The next debate from 9 to 10:30 p.m. Tuesday at Hofstra University in Hempstead, N.Y., will be a town hall format.
Citizens, chosen by the Gallup Organization from undecided voters, will ask domestic and foreign policy questions of the candidates.
That format may favor the president, some say.
“It should benefit Barack Obama and his style of speaking,” Bassett said. “He seems more comfortable moving around, a little bit more at ease.”
The coaches see room for improvement in each candidate.
“Romney needs to provide some empirical warrant as to how he hopes to achieve a balanced budget while maintaining tax cuts,” Gonda said. “It sounds nice in theory, but so many Americans want to know how it could actually work. Obama needs to retreat back to his grand rhetoric of four years ago, the messages of hope and cooperation. Romney is slyly adopting the bipartisan rhetoric of the Democrats of four years ago. It is genius.”
President Obama needs to be on the offense more, Bassett said, while Romney, the former governor of Massachusetts, needs to “clarify his points, bring new ideas and say how he’s going to cut the deficit...”

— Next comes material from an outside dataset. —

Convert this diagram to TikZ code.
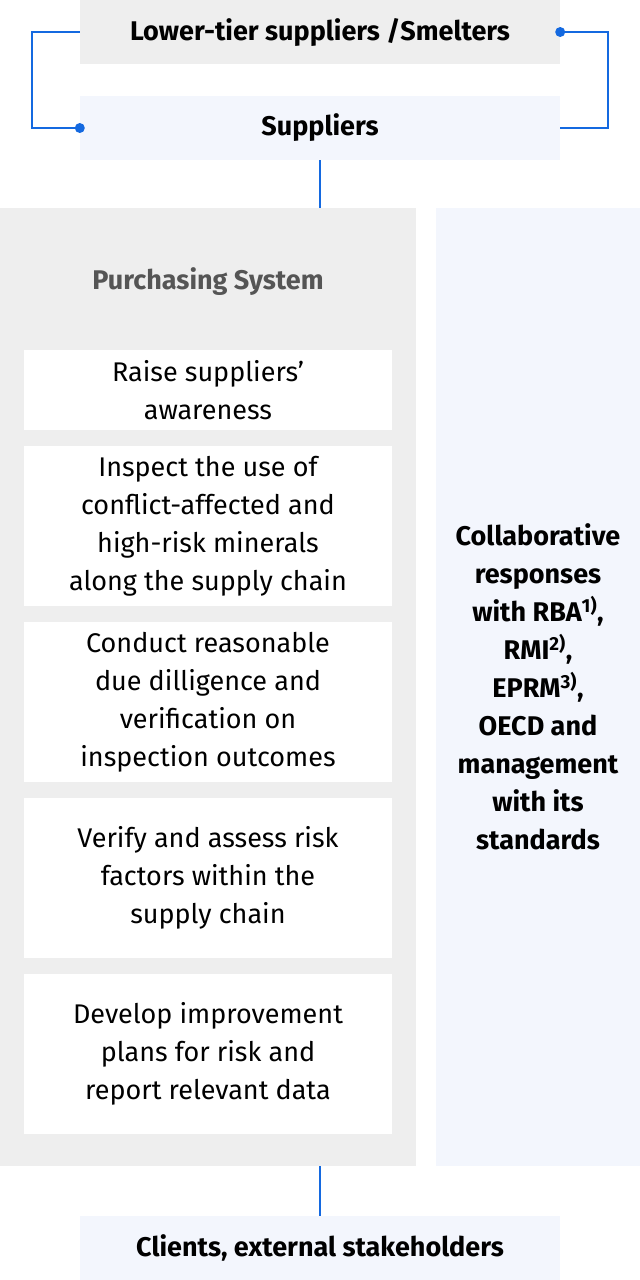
\documentclass[tikz,border=0pt]{standalone}
\usepackage{fontspec}
\setmainfont{Fira Sans}
\usepackage{tikz}
\usetikzlibrary{positioning,calc}
\usepackage{xcolor}

\definecolor{panelgrey}{HTML}{EEEEEE}
\definecolor{panelblue}{HTML}{F3F6FD}
\definecolor{linkblue}{HTML}{1469E0}
\definecolor{titlegrey}{HTML}{555555}

\tikzset{
    tierbox/.style={minimum width=480pt, minimum height=64pt, inner sep=0pt,
        font=\fontsize{27}{38}\selectfont\bfseries},
    stepbox/.style={fill=white, minimum width=368pt, inner sep=0pt, align=center,
        font=\fontsize{27}{38}\selectfont},
    link/.style={linkblue, line width=2pt},
}

\begin{document}
\begin{tikzpicture}[x=1pt, y=-1pt]
    \useasboundingbox (0,0) rectangle (640,1280);

    % Top: lower tiers and suppliers
    \node[tierbox, fill=panelgrey] (lower) at (320,32) {Lower-tier suppliers /Smelters};
    \node[tierbox, fill=panelblue] (sup) at (320,128) {Suppliers};

    \draw[link] (lower.west) -- ++(-48,0) |- (sup.west);
    \fill[linkblue] (sup.west) circle (5pt);
    \draw[link] (lower.east) -- ++(48,0) |- (sup.east);
    \fill[linkblue] (lower.east) circle (5pt);

    % Purchasing system panel
    \node[fill=panelgrey, minimum width=416pt, minimum height=958pt, inner sep=0pt]
        (purch) at (208,687) {};
    \node[font=\fontsize{27}{38}\selectfont\bfseries, text=titlegrey]
        (ptitle) at (208,282) {Purchasing System};

    \draw[link] (sup.south) -- (sup.south |- purch.north);

    % Steps
    \node[stepbox, minimum height=80pt] (s1) at (208,390)
        {Raise suppliers’\\awareness};
    \node[stepbox, minimum height=160pt] (s2) at (208,526)
        {Inspect the use of\\conflict-affected and\\high-risk minerals\\along the supply chain};
    \node[stepbox, minimum height=160pt] (s3) at (208,702)
        {Conduct reasonable\\due dilligence and\\verification on\\inspection outcomes};
    \node[stepbox, minimum height=160pt] (s4) at (208,878)
        {Verify and assess risk\\factors within the\\supply chain};
    \node[stepbox, minimum height=160pt] (s5) at (208,1054)
        {Develop improvement\\plans for risk and\\report relevant data};

    % Collaboration panel
    \node[fill=panelblue, minimum width=204pt, minimum height=958pt, inner sep=0pt,
        align=center, font=\fontsize{27}{38}\selectfont\bfseries] (collab) at (538,687)
        {Collaborative\\responses\\with RBA\textsuperscript{1)},\\RMI\textsuperscript{2)},\\EPRM\textsuperscript{3)},\\OECD and\\management\\with its\\standards};

    % Bottom: clients
    \node[tierbox, fill=panelblue] (clients) at (320,1248) {Clients, external stakeholders};
    \draw[link] (clients.north |- purch.south) -- (clients.north);
\end{tikzpicture}
\end{document}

Obama looked hesitant, he said.
“I don’t know if he thought he had a good week in the polls and didn’t need to convince people, if he was trying to maintain a balance and not come off as arrogant to the American people,” Bassett said. “He looked hesitant and not as sure as he should have.”
“Romney certainly controlled the evening in terms of keeping on the topics he wanted to address and what he wanted to focus on,” he said.
Obama left a lot of the statistics spouted by Romney go unchallenged, Simione said.
In a debate, a contestant is supposed to immediately challenge information used by his opponent if it’s incorrect, he said. A contestant can’t assume that viewers will know the information is wrong.
“I felt both candidates debated based on where they were in the polls,” Simione said. “Romney was behind in terms of the swing states and the electoral college, and he was like a basketball team late in the fourth quarter, and he was just throwing things up with half-court shots and hoping something goes on.”
The president, on the other hand, was leading in the polls going in to the debate.
“It looked like he was trying to run out the clock,”Simione said. “I don’t know that that was wise advice on the part of his advisers or handlers. It seemed like he was trying not to do anything too risky, and it let Romney back in the race. He had the chance to close things out and he made it a race again.”